Besides experiments replacing x86 for ARM processors, the literature concerning this topic expanded into power models, scalability models, state of libraries and toolsets for ARM in support to scientific applications, use of co-processors and others. Although the use of the ARM architecture on HPC is recent, the literature is already quite extensive. Motivated by the volume of information available, this review highlighted the main topics concerning the use of ARM, telling the story of the evolution of its architecture and development of the HPC ecosystem.

The use of co-processors on HPC has permitted major gains in performance and energy efficiency on recent HPC systems. The use of co-processors allows for specialized, computation-intensive applications to be offloaded to be processed on the co-processor. As seen in examples such as the Denver custom-made ARM processor for the NVIDIA TegraX2, the ARM architecture can be a better fit for those systems. From the collected results of memory bandwidth, we conclude that many-core CPUs such as the Xeon Phi can achieve very high efficiency, and that ARMv8 processors are following a more pronounced trend toward higher core count and efficiency compared to x86_64 processors. While the most recent server-class ARMv8 processors have been designed without GPUs, we see that there is a potential market for GPU-enabled SoCs that can achieve high performance with modest energy budget.

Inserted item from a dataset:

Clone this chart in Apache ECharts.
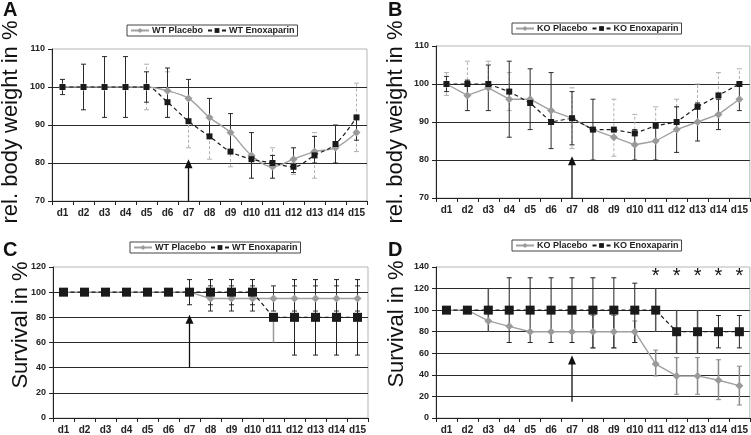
<!DOCTYPE html>
<html><head><meta charset="utf-8">
<script src="https://cdn.jsdelivr.net/npm/echarts@6.0.0/dist/echarts.min.js"></script>
<style>html,body{margin:0;padding:0;background:#fff}#c{width:751px;height:435px}</style>
</head><body><div id="c"></div>
<script>
// ---------- data ----------
const days = ['d1','d2','d3','d4','d5','d6','d7','d8','d9','d10','d11','d12','d13','d14','d15'];

// Panel A: WT body weight (%)
const wtPlaceboWeight = [100,100,100,100,100,99,97,92,88,82,79,81,83,84,88];
const wtEnoxWeight    = [100,100,100,100,100,96,91,87,83,81,80,79,82,85,92];
const wtWeightBarLow   = [98,94,92,92,96,92,91,87,83,76,76,77.5,80,80,86];
const wtWeightBarHigh  = [102,106,108,108,104,105,102,97,93,88,82,84,87,90,92];
const wtWeightDashLow  = [null,null,null,null,94,92,84,81,79,null,79,77,76,null,83];
const wtWeightDashHigh = [null,null,null,null,106,104,91,87,83,null,84,80,88,null,101];

// Panel B: KO body weight (%)
const koPlaceboWeight = [100,97,99,96,96,93,91,88,86,84,85,88,90,92,96];
const koEnoxWeight    = [100,100,100,98,95,90,91,88,88,87,89,90,94,97,100];
const koWeightBarLow   = [98,93,93,86,88,83,84,80,null,80,80,82,85,88,93];
const koWeightBarHigh  = [102,101,105,106,104,103,98,96,null,88,89,94,95,96,100];
const koWeightDashLow  = [97,101,100,93,null,null,83,null,81,88,89,94,95,96,100];
const koWeightDashHigh = [103,106,106,103,null,null,99,null,96,92,94,96,100,103,104];

// Panel C: WT survival (%)
const wtPlaceboSurv = [100,100,100,100,100,100,100,95,95,95,95,95,95,95,95];
const wtEnoxSurv    = [100,100,100,100,100,100,100,100,100,100,80,80,80,80,80];
const wtEnoxSurvLow   = [null,null,null,null,null,null,90,90,90,90,null,50,50,50,50];
const wtEnoxSurvHigh  = [null,null,null,null,null,null,110,110,110,110,null,110,110,110,110];
const wtPlaceboSurvLow  = [null,null,null,null,null,null,null,85,85,85,85,85,85,85,85];
const wtPlaceboSurvHigh = [null,null,null,null,null,null,null,105,105,105,105,105,105,105,105];
const wtEnoxSurvGrayLow  = [null,null,null,null,null,null,null,null,null,null,60,null,null,null,null];
const wtEnoxSurvGrayHigh = [null,null,null,null,null,null,null,null,null,null,80,null,null,null,null];

// Panel D: KO survival (%)
const koPlaceboSurv = [100,100,90,85,80,80,80,80,80,80,50,39,39,35,30];
const koEnoxSurv    = [100,100,100,100,100,100,100,100,100,100,100,80,80,80,80];
const koEnoxSurvLow   = [null,null,null,70,70,70,70,65,65,70,null,null,null,65,65];
const koEnoxSurvHigh  = [null,null,null,130,130,130,130,130,130,125,null,null,null,95,95];
const koEnoxSurvLineLow  = [null,null,80,null,null,null,null,null,null,null,80,60,60,null,null];
const koEnoxSurvLineHigh = [null,null,120,null,null,null,null,null,null,null,120,100,100,null,null];
const koPlaceboSurvLow  = [null,null,null,null,null,null,null,65,65,70,39,22,22,17,12];
const koPlaceboSurvHigh = [null,null,null,null,null,null,null,95,95,90,63,56,56,54,48];
const koSignificantDays = ['d11','d12','d13','d14','d15'];
const asteriskLevel = 134;

// treatment arrows (day, from, to)
const arrowA = ['d7', 70, 81];
const arrowB = ['d7', 70, 81];
const arrowC = ['d7', 40, 82];
const arrowD = ['d7', 15, 58];

// ---------- build ----------
const FONT = '"Liberation Sans", Arial, sans-serif';

function pairs(low, high) {
  const out = [];
  for (let i = 0; i < days.length; i++) {
    if (low[i] != null && high[i] != null) out.push([days[i], low[i], high[i]]);
  }
  return out;
}

function errSeries(idx, low, high, st) {
  return {
    type: 'custom', xAxisIndex: idx, yAxisIndex: idx, z: 2, silent: true,
    encode: { x: 0, y: [1, 2] },
    data: pairs(low, high),
    renderItem: function (params, api) {
      const x = api.value(0);
      const p1 = api.coord([x, api.value(1)]);
      const p2 = api.coord([x, api.value(2)]);
      const s = { stroke: st.color, lineWidth: st.width, lineDash: st.dash || null };
      const ch = [{ type: 'line', shape: { x1: p1[0], y1: p1[1], x2: p2[0], y2: p2[1] }, style: s }];
      if (st.cap) {
        const w = 2.5;
        ch.push({ type: 'line', shape: { x1: p1[0] - w, y1: p1[1], x2: p1[0] + w, y2: p1[1] }, style: { stroke: st.color, lineWidth: 1 } });
        ch.push({ type: 'line', shape: { x1: p2[0] - w, y1: p2[1], x2: p2[0] + w, y2: p2[1] }, style: { stroke: st.color, lineWidth: 1 } });
      }
      return { type: 'group', children: ch };
    }
  };
}

function arrowSeries(idx, arr) {
  return {
    type: 'custom', xAxisIndex: idx, yAxisIndex: idx, z: 6, silent: true,
    encode: { x: 0, y: [1, 2] },
    data: [arr],
    renderItem: function (params, api) {
      const x = api.value(0);
      const p1 = api.coord([x, api.value(1)]);
      const p2 = api.coord([x, api.value(2)]);
      const hh = 9, hw = 4;
      return { type: 'group', children: [
        { type: 'line', shape: { x1: p1[0], y1: p1[1], x2: p2[0], y2: p2[1] + hh - 1 }, style: { stroke: '#111', lineWidth: 1.3 } },
        { type: 'polygon', shape: { points: [[p2[0], p2[1]], [p2[0] - hw, p2[1] + hh], [p2[0] + hw, p2[1] + hh]] }, style: { fill: '#111' } }
      ] };
    }
  };
}

function lineSeries(idx, name, data, kind, opts) {
  const isP = kind === 'placebo';
  return {
    type: 'line', name: name, xAxisIndex: idx, yAxisIndex: idx, z: 5,
    data: data, smooth: opts.smooth || false,
    symbol: isP ? 'diamond' : 'rect',
    symbolSize: isP ? 8 : opts.enoxSize,
    showAllSymbol: true,
    itemStyle: { color: isP ? '#9a9a9a' : '#1a1a1a' },
    lineStyle: isP ? { color: '#a0a0a0', width: 1.4 } : { color: '#1a1a1a', width: 1.2, type: [4, 3] }
  };
}

const panels = [
  { grid: { left: 52, top: 49, width: 315, height: 152 }, y: [70, 110, 10],
    names: ['WT Placebo', 'WT Enoxaparin'], placebo: wtPlaceboWeight, enox: wtEnoxWeight,
    smooth: 0.35, enoxSize: 6, legend: { left: 127, top: 25 }, arrow: arrowA,
    bars: [[wtWeightDashLow, wtWeightDashHigh, { color: '#b0b0b0', width: 1, dash: [3, 2], cap: true }],
           [wtWeightBarLow, wtWeightBarHigh, { color: '#2a2a2a', width: 1, cap: true }]] },
  { grid: { left: 436, top: 46, width: 314, height: 152 }, y: [70, 110, 10],
    names: ['KO Placebo', 'KO Enoxaparin'], placebo: koPlaceboWeight, enox: koEnoxWeight,
    smooth: false, enoxSize: 6, legend: { left: 512, top: 23 }, arrow: arrowB,
    bars: [[koWeightDashLow, koWeightDashHigh, { color: '#b0b0b0', width: 1, dash: [3, 2], cap: true }],
           [koWeightBarLow, koWeightBarHigh, { color: '#2a2a2a', width: 1, cap: true }]] },
  { grid: { left: 53, top: 267, width: 315, height: 151 }, y: [0, 120, 20],
    names: ['WT Placebo', 'WT Enoxaparin'], placebo: wtPlaceboSurv, enox: wtEnoxSurv,
    smooth: false, enoxSize: 9, legend: { left: 130, top: 242 }, arrow: arrowC,
    bars: [[wtEnoxSurvGrayLow, wtEnoxSurvGrayHigh, { color: '#9a9a9a', width: 1.5, cap: false }],
           [wtPlaceboSurvLow, wtPlaceboSurvHigh, { color: '#333', width: 1, cap: true }],
           [wtEnoxSurvLow, wtEnoxSurvHigh, { color: '#222', width: 1, cap: true }]] },
  { grid: { left: 436, top: 267, width: 314, height: 151 }, y: [0, 140, 20],
    names: ['KO Placebo', 'KO Enoxaparin'], placebo: koPlaceboSurv, enox: koEnoxSurv,
    smooth: false, enoxSize: 9, legend: { left: 512, top: 240 }, arrow: arrowD,
    bars: [[koEnoxSurvLineLow, koEnoxSurvLineHigh, { color: '#555', width: 1.5, cap: false }],
           [koPlaceboSurvLow, koPlaceboSurvHigh, { color: '#8a8a8a', width: 1.5, cap: true }],
           [koEnoxSurvLow, koEnoxSurvHigh, { color: '#222', width: 1, cap: true }]],
    stars: true }
];

const option = { animation: false, grid: [], xAxis: [], yAxis: [], series: [], legend: [], graphic: [] };

panels.forEach(function (p, i) {
  option.grid.push(Object.assign({ show: true, borderColor: '#b5b5b5', borderWidth: 1, backgroundColor: 'transparent' }, p.grid));
  option.xAxis.push({
    type: 'category', gridIndex: i, data: days, boundaryGap: true,
    axisLine: { lineStyle: { color: '#222', width: 1 } },
    axisTick: { show: true, length: 4, lineStyle: { color: '#222' } },
    axisLabel: { color: '#222', fontSize: 10, fontWeight: 'bold', fontFamily: FONT, margin: 7, interval: 0 },
    splitLine: { show: false }
  });
  option.yAxis.push({
    type: 'value', gridIndex: i, min: p.y[0], max: p.y[1], interval: p.y[2],
    axisLine: { show: true, lineStyle: { color: '#222', width: 1 } },
    axisTick: { show: true, length: 4, lineStyle: { color: '#222' } },
    axisLabel: { color: '#222', fontSize: 9, fontWeight: 'bold', fontFamily: FONT, margin: 7 },
    splitLine: { show: true, showMaxLine: false, lineStyle: { color: '#2a2a2a', width: 1 } }
  });
  p.bars.forEach(function (b) { option.series.push(errSeries(i, b[0], b[1], b[2])); });
  option.series.push(lineSeries(i, p.names[0], p.placebo, 'placebo', p));
  option.series.push(lineSeries(i, p.names[1], p.enox, 'enox', p));
  option.series.push(arrowSeries(i, p.arrow));
  if (p.stars) {
    option.series.push({
      type: 'custom', xAxisIndex: i, yAxisIndex: i, z: 6, silent: true,
      data: koSignificantDays.map(function (d) { return [d, asteriskLevel]; }),
      renderItem: function (params, api) {
        const c = api.coord([api.value(0), api.value(1)]);
        return { type: 'text', x: c[0], y: c[1] + 3, style: { text: '*', fontSize: 20, fontFamily: FONT, fill: '#111', align: 'center', verticalAlign: 'middle' } };
      }
    });
  }
  option.legend.push({
    left: p.legend.left, top: p.legend.top, data: p.names, orient: 'horizontal',
    itemWidth: 18, itemHeight: 6, itemGap: 4, padding: [1, 3, 1, 3],
    borderColor: '#444', borderWidth: 1, selectedMode: false,
    textStyle: { color: '#222', fontSize: 9, fontWeight: 'bold', fontFamily: FONT, padding: [0, 0, 0, -2] }
  });
});

// panel letters and axis titles
const letters = [['A', 3, 0], ['B', 388, 0], ['C', 3, 240], ['D', 388, 240]];
letters.forEach(function (l) {
  option.graphic.push({ type: 'text', x: l[1], y: l[2], style: { text: l[0], font: 'bold 20px ' + FONT, fill: '#111' } });
});
const titles = [['rel. body weight in %', 11, 122], ['rel. body weight in %', 396, 122], ['Survival in %', 21, 325], ['Survival in %', 397, 324]];
titles.forEach(function (t) {
  option.graphic.push({ type: 'text', x: t[1], y: t[2], rotation: Math.PI / 2,
    style: { text: t[0], font: '22px ' + FONT, fill: '#111', align: 'center', verticalAlign: 'middle' } });
});

const chart = echarts.init(document.getElementById('c'), null, { renderer: 'canvas' });
chart.setOption(option);
</script></body></html>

The introduction of the ARMv8 architecture has made ARM processors even more ubiquitous and beyond the realm of mobile computing. Already Amazon offers ARM-based compute instances for Cloud Computing, powered by Graviton processors that are modified Cortex-A72 versions [17]. Also in the server-side, the recent Kunpeng 920 processor by Huawei [53] is setting out to dominate the Big Data market with its 64 cores developed with 7nm process. ARM is also widening its offerings with a processor based on a new architecture, geared toward machine learning operations with low energy budget [24]. Compounded to the more aggressive lithography improvements in ARMv8 processors and cheaper processor prices, when compared to Intel, we can easily see ARM HPC becoming prevalent with its matured software ecosystem.

As the gap in single-threaded performance decreases, scalability concerns will become increasingly important. While the scientific community has already tested the scalability of ARMv8-powered clusters with a thousand cores, clusters with higher core counts are currently being built and evaluated, and so their scalability at hundreds of thousands of cores is still an open question.

Nonetheless, additional benefits of the ARM approach such as its licensing model, the improved capability to use it integrated together with co-processors and history of developing power-efficient processors are placing the ARM as a viable solution for the exascale power wall.